Comme la marche-à-pieds – qui est une chute-en-avant, nécessaire, perpétuellement amortie en avançant un pied après l’autre – l’Europe marche de crise en crise. Mais qu’est-ce qu’une crise ? Qu’il s’agisse de crise psychosomatique, de crise culturelle ou de crise de société, la crise situe l’organisme à la croisée des chemins ; c’est le lieu « critique », où le critère qui domine au moment présent détermine le chemin. La crise européenne est le lieu instable où le sous-continent hésite entre deux voies, la voie de la stabilité (qui est non pas l’immobilité, mais une tension vers l’équilibre), ou-bien la voie de l’approfondissement du déséquilibre et qui peut aboutir à la désintégration.
Le fondement culturel des crises européennes
En 1935, Paul Hasard analysait la crise européenne provoquée par le rationalisme du XVII° siècle. On en retient uniquement le diagnostic célèbre : « la majorité des Français pensait comme Bossuet ; tout d’un coup, les Français pensent comme Voltaire : c’est une révolution »[1]. C’est le triomphe d’une raison centrée sur l’individu maître de son savoir (opposé à la communauté croyante, réputée aliénante), et dont Descartes fut le penseur de référence. La même année, en mai 1935, une célèbre conférence donnée à Vienne par le philosophe Edmund Husserl titrait La crise de l’humanité européenne, crise lue comme celle de la modernité dont les sciences sociales et les philosophes contemporains ont tenté de se démarquer. Peu à peu, à la manière d’Horkheimer et Adorno, on prenait acte de l’impossible achèvement de ce rationalisme instrumental issu des Lumières : « Le mythe lui-même est déjà Raison, et la Raison se retourne en mythologie.[2] »
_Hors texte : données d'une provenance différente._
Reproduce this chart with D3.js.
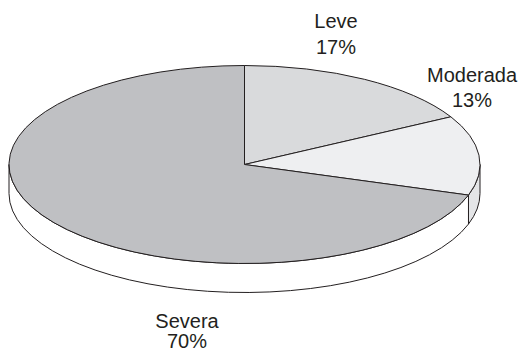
<!DOCTYPE html>
<html>
<head>
<meta charset="utf-8">
<script src="https://d3js.org/d3.v7.min.js"></script>
<style>
  html, body { margin: 0; padding: 0; background: #fff; }
  text { font-family: "Liberation Sans", Arial, sans-serif; fill: #231f20; }
</style>
</head>
<body>
<div id="chart"></div>
<script>
// data
var categories = ['Leve', 'Moderada', 'Severa'];
var values = [17, 13, 70];
var percentLabels = ['17%', '13%', '70%'];

// layout
var width = 522, height = 354;
var cx = 244.5, cy = 164.5, rx = 235.5, ry = 99, depth = 29;
var topColors = ['#d9dadc', '#eeeff1', '#bfc0c3'];
var sideColors = ['#ffffff', '#e4e5e7', '#ffffff'];
var strokeColor = '#231f20';
// label anchors: x, baseline of first line, baseline of second line
var labelPos = {
  'Leve': [336, 28, 54],
  'Moderada': [472, 82, 107],
  'Severa': [187, 327.5, 348]
};

var svg = d3.select('#chart').append('svg')
  .attr('width', width)
  .attr('height', height);

var pie = d3.pie().sort(null).value(function (d) { return d.value; });
var arcs = pie(categories.map(function (c, i) {
  return { name: c, value: values[i], pct: percentLabels[i], i: i };
}));

function pt(a, dy) {
  return [cx + rx * Math.sin(a), cy - ry * Math.cos(a) + (dy || 0)];
}

function topPath(d) {
  var p0 = pt(d.startAngle), p1 = pt(d.endAngle);
  var large = (d.endAngle - d.startAngle) > Math.PI ? 1 : 0;
  return 'M' + cx + ',' + cy + 'L' + p0 + 'A' + rx + ',' + ry + ' 0 ' + large + ' 1 ' + p1 + 'Z';
}

// only the front half of the rim is visible
function sidePath(d) {
  var a = Math.max(d.startAngle, Math.PI / 2);
  var b = Math.min(d.endAngle, Math.PI * 3 / 2);
  if (b <= a) return null;
  var p0 = pt(a), p1 = pt(b), q0 = pt(a, depth), q1 = pt(b, depth);
  return 'M' + p0 + 'A' + rx + ',' + ry + ' 0 0 1 ' + p1 +
    'L' + q1 + 'A' + rx + ',' + ry + ' 0 0 0 ' + q0 + 'Z';
}

// sides
svg.append('g').selectAll('path')
  .data(arcs.filter(function (d) { return sidePath(d); }))
  .enter().append('path')
  .attr('d', sidePath)
  .attr('fill', function (d) { return sideColors[d.data.i]; })
  .attr('stroke', strokeColor)
  .attr('stroke-width', 1)
  .attr('stroke-linejoin', 'round');

// top faces
svg.append('g').selectAll('path')
  .data(arcs)
  .enter().append('path')
  .attr('d', topPath)
  .attr('fill', function (d) { return topColors[d.data.i]; })
  .attr('stroke', strokeColor)
  .attr('stroke-width', 1)
  .attr('stroke-linejoin', 'round');

// labels
var labels = svg.append('g').selectAll('g')
  .data(arcs)
  .enter().append('g');

labels.append('text')
  .attr('x', function (d) { return labelPos[d.data.name][0]; })
  .attr('y', function (d) { return labelPos[d.data.name][1]; })
  .attr('text-anchor', 'middle')
  .style('font-size', '20px')
  .text(function (d) { return d.data.name; });

labels.append('text')
  .attr('x', function (d) { return labelPos[d.data.name][0]; })
  .attr('y', function (d) { return labelPos[d.data.name][2]; })
  .attr('text-anchor', 'middle')
  .style('font-size', '20px')
  .text(function (d) { return d.data.pct; });
</script>
</body>
</html>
Aujourd’hui, l’idée crise de l’Europe repose sur ce soubassement culturel. Ne pouvant être maîtrisée par la raison dans une représentation cohérente, la crise se polarise sur ses manifestations divergentes : crises successives, économiques, politiques, écologiques, financières, crise de la gouvernance européenne également, tout cela vécu à l’ombre inquiétante du chômage, de la hausse des prix, de l’insécurité, du doute concernant l’avenir de l’Europe. Seuls quelques moralistes et certains théologiens rattachent les crises européennes d’aujourd’hui à la conscience éclatée et à l’humanité dispersée. Ainsi, notre pape François parle de complexité, interaction de plusieurs logiques irréductibles, « l’unique et complexe crise socio-environnementale »[3].